• **Exercise**
Can you transcribe the data exactly? Leave the pictures out.

• **Dataset excerpt**
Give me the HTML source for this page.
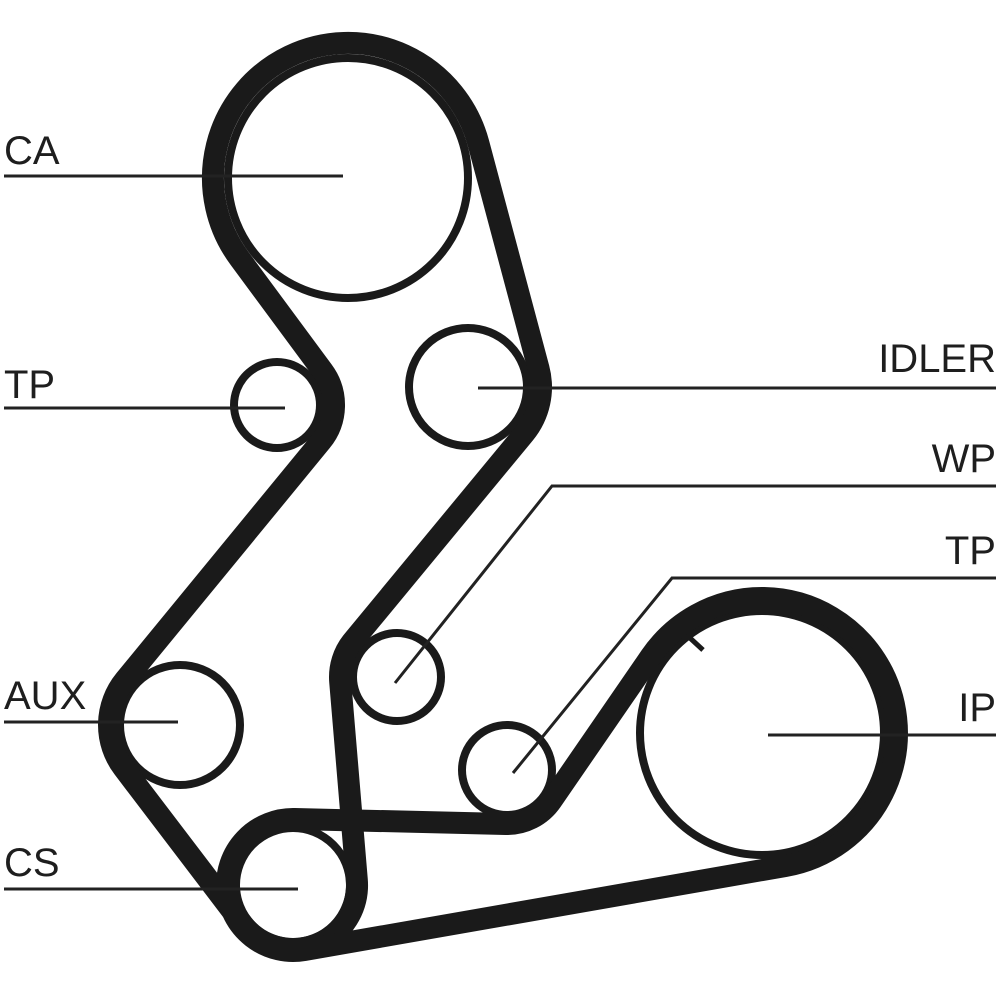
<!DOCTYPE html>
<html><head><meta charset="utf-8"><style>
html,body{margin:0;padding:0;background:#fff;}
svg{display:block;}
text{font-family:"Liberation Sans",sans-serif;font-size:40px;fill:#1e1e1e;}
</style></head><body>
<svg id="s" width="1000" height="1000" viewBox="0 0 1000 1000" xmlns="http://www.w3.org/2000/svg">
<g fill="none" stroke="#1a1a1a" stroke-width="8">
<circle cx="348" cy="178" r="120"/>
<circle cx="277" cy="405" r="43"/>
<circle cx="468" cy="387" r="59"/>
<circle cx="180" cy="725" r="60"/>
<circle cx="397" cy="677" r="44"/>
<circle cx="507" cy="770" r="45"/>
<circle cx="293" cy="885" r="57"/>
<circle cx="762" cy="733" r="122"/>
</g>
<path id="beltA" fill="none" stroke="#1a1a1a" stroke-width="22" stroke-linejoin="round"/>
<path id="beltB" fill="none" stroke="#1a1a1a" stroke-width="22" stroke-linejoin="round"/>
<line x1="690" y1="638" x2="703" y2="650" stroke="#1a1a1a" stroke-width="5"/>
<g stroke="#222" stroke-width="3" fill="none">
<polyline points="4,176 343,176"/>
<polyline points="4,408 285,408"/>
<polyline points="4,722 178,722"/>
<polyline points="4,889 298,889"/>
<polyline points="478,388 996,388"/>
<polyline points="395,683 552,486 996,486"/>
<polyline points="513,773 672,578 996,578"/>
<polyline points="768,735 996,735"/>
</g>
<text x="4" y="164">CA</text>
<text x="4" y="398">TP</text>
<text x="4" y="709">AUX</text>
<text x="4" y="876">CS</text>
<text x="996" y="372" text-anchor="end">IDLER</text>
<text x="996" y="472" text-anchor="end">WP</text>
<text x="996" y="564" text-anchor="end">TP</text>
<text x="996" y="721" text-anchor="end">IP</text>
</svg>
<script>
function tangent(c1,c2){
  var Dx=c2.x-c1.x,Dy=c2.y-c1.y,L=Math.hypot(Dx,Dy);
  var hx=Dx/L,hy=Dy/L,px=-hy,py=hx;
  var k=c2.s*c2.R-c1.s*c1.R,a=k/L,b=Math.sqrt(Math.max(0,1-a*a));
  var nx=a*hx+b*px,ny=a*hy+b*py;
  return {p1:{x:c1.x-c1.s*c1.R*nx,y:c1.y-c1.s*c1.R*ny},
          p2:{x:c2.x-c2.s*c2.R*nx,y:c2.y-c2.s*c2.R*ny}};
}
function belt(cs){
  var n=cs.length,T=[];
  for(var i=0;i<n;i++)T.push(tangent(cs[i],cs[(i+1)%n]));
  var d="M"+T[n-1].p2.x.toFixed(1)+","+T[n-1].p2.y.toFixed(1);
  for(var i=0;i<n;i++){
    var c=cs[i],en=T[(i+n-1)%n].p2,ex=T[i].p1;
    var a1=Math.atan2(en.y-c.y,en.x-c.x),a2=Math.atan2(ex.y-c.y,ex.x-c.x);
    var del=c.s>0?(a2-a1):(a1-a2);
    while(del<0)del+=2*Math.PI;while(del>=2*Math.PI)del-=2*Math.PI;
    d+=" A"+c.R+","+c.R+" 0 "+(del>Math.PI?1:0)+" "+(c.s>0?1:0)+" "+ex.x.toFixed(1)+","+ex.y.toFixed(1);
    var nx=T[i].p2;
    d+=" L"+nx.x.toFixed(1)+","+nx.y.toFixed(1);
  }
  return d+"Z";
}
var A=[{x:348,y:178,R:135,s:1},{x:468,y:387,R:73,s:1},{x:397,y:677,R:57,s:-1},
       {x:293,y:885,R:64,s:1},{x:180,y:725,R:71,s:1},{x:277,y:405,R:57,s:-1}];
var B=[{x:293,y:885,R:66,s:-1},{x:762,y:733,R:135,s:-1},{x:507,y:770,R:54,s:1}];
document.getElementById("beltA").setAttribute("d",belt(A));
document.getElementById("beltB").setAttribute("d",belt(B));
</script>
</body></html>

• **Task result**
Give me the HTML source for this page.
<!DOCTYPE html>
<html><head><meta charset="utf-8"><style>
html,body{margin:0;padding:0;background:#fff;}
svg{display:block;}
text{font-family:"Liberation Sans",sans-serif;font-size:40px;fill:#1e1e1e;}
</style></head><body>
<svg id="s" width="1000" height="1000" viewBox="0 0 1000 1000" xmlns="http://www.w3.org/2000/svg">
<g fill="none" stroke="#1a1a1a" stroke-width="8">
<circle cx="348" cy="178" r="120"/>
<circle cx="277" cy="405" r="43"/>
<circle cx="468" cy="387" r="59"/>
<circle cx="180" cy="725" r="60"/>
<circle cx="397" cy="677" r="44"/>
<circle cx="507" cy="770" r="45"/>
<circle cx="293" cy="885" r="57"/>
<circle cx="762" cy="733" r="122"/>
</g>
<path id="beltA" fill="none" stroke="#1a1a1a" stroke-width="22" stroke-linejoin="round"/>
<path id="beltB" fill="none" stroke="#1a1a1a" stroke-width="22" stroke-linejoin="round"/>
<line x1="690" y1="638" x2="703" y2="650" stroke="#1a1a1a" stroke-width="5"/>
<g stroke="#222" stroke-width="3" fill="none">
<polyline points="4,176 343,176"/>
<polyline points="4,408 285,408"/>
<polyline points="4,722 178,722"/>
<polyline points="4,889 298,889"/>
<polyline points="478,388 996,388"/>
<polyline points="395,683 552,486 996,486"/>
<polyline points="513,773 672,578 996,578"/>
<polyline points="768,735 996,735"/>
</g>
<text x="4" y="164">CA</text>
<text x="4" y="398">TP</text>
<text x="4" y="709">AUX</text>
<text x="4" y="876">CS</text>
<text x="996" y="372" text-anchor="end">IDLER</text>
<text x="996" y="472" text-anchor="end">WP</text>
<text x="996" y="564" text-anchor="end">TP</text>
<text x="996" y="721" text-anchor="end">IP</text>
</svg>
<script>
function tangent(c1,c2){
  var Dx=c2.x-c1.x,Dy=c2.y-c1.y,L=Math.hypot(Dx,Dy);
  var hx=Dx/L,hy=Dy/L,px=-hy,py=hx;
  var k=c2.s*c2.R-c1.s*c1.R,a=k/L,b=Math.sqrt(Math.max(0,1-a*a));
  var nx=a*hx+b*px,ny=a*hy+b*py;
  return {p1:{x:c1.x-c1.s*c1.R*nx,y:c1.y-c1.s*c1.R*ny},
          p2:{x:c2.x-c2.s*c2.R*nx,y:c2.y-c2.s*c2.R*ny}};
}
function belt(cs){
  var n=cs.length,T=[];
  for(var i=0;i<n;i++)T.push(tangent(cs[i],cs[(i+1)%n]));
  var d="M"+T[n-1].p2.x.toFixed(1)+","+T[n-1].p2.y.toFixed(1);
  for(var i=0;i<n;i++){
    var c=cs[i],en=T[(i+n-1)%n].p2,ex=T[i].p1;
    var a1=Math.atan2(en.y-c.y,en.x-c.x),a2=Math.atan2(ex.y-c.y,ex.x-c.x);
    var del=c.s>0?(a2-a1):(a1-a2);
    while(del<0)del+=2*Math.PI;while(del>=2*Math.PI)del-=2*Math.PI;
    d+=" A"+c.R+","+c.R+" 0 "+(del>Math.PI?1:0)+" "+(c.s>0?1:0)+" "+ex.x.toFixed(1)+","+ex.y.toFixed(1);
    var nx=T[i].p2;
    d+=" L"+nx.x.toFixed(1)+","+nx.y.toFixed(1);
  }
  return d+"Z";
}
var A=[{x:348,y:178,R:135,s:1},{x:468,y:387,R:73,s:1},{x:397,y:677,R:57,s:-1},
       {x:293,y:885,R:64,s:1},{x:180,y:725,R:71,s:1},{x:277,y:405,R:57,s:-1}];
var B=[{x:293,y:885,R:66,s:-1},{x:762,y:733,R:135,s:-1},{x:507,y:770,R:54,s:1}];
document.getElementById("beltA").setAttribute("d",belt(A));
document.getElementById("beltB").setAttribute("d",belt(B));
</script>
</body></html>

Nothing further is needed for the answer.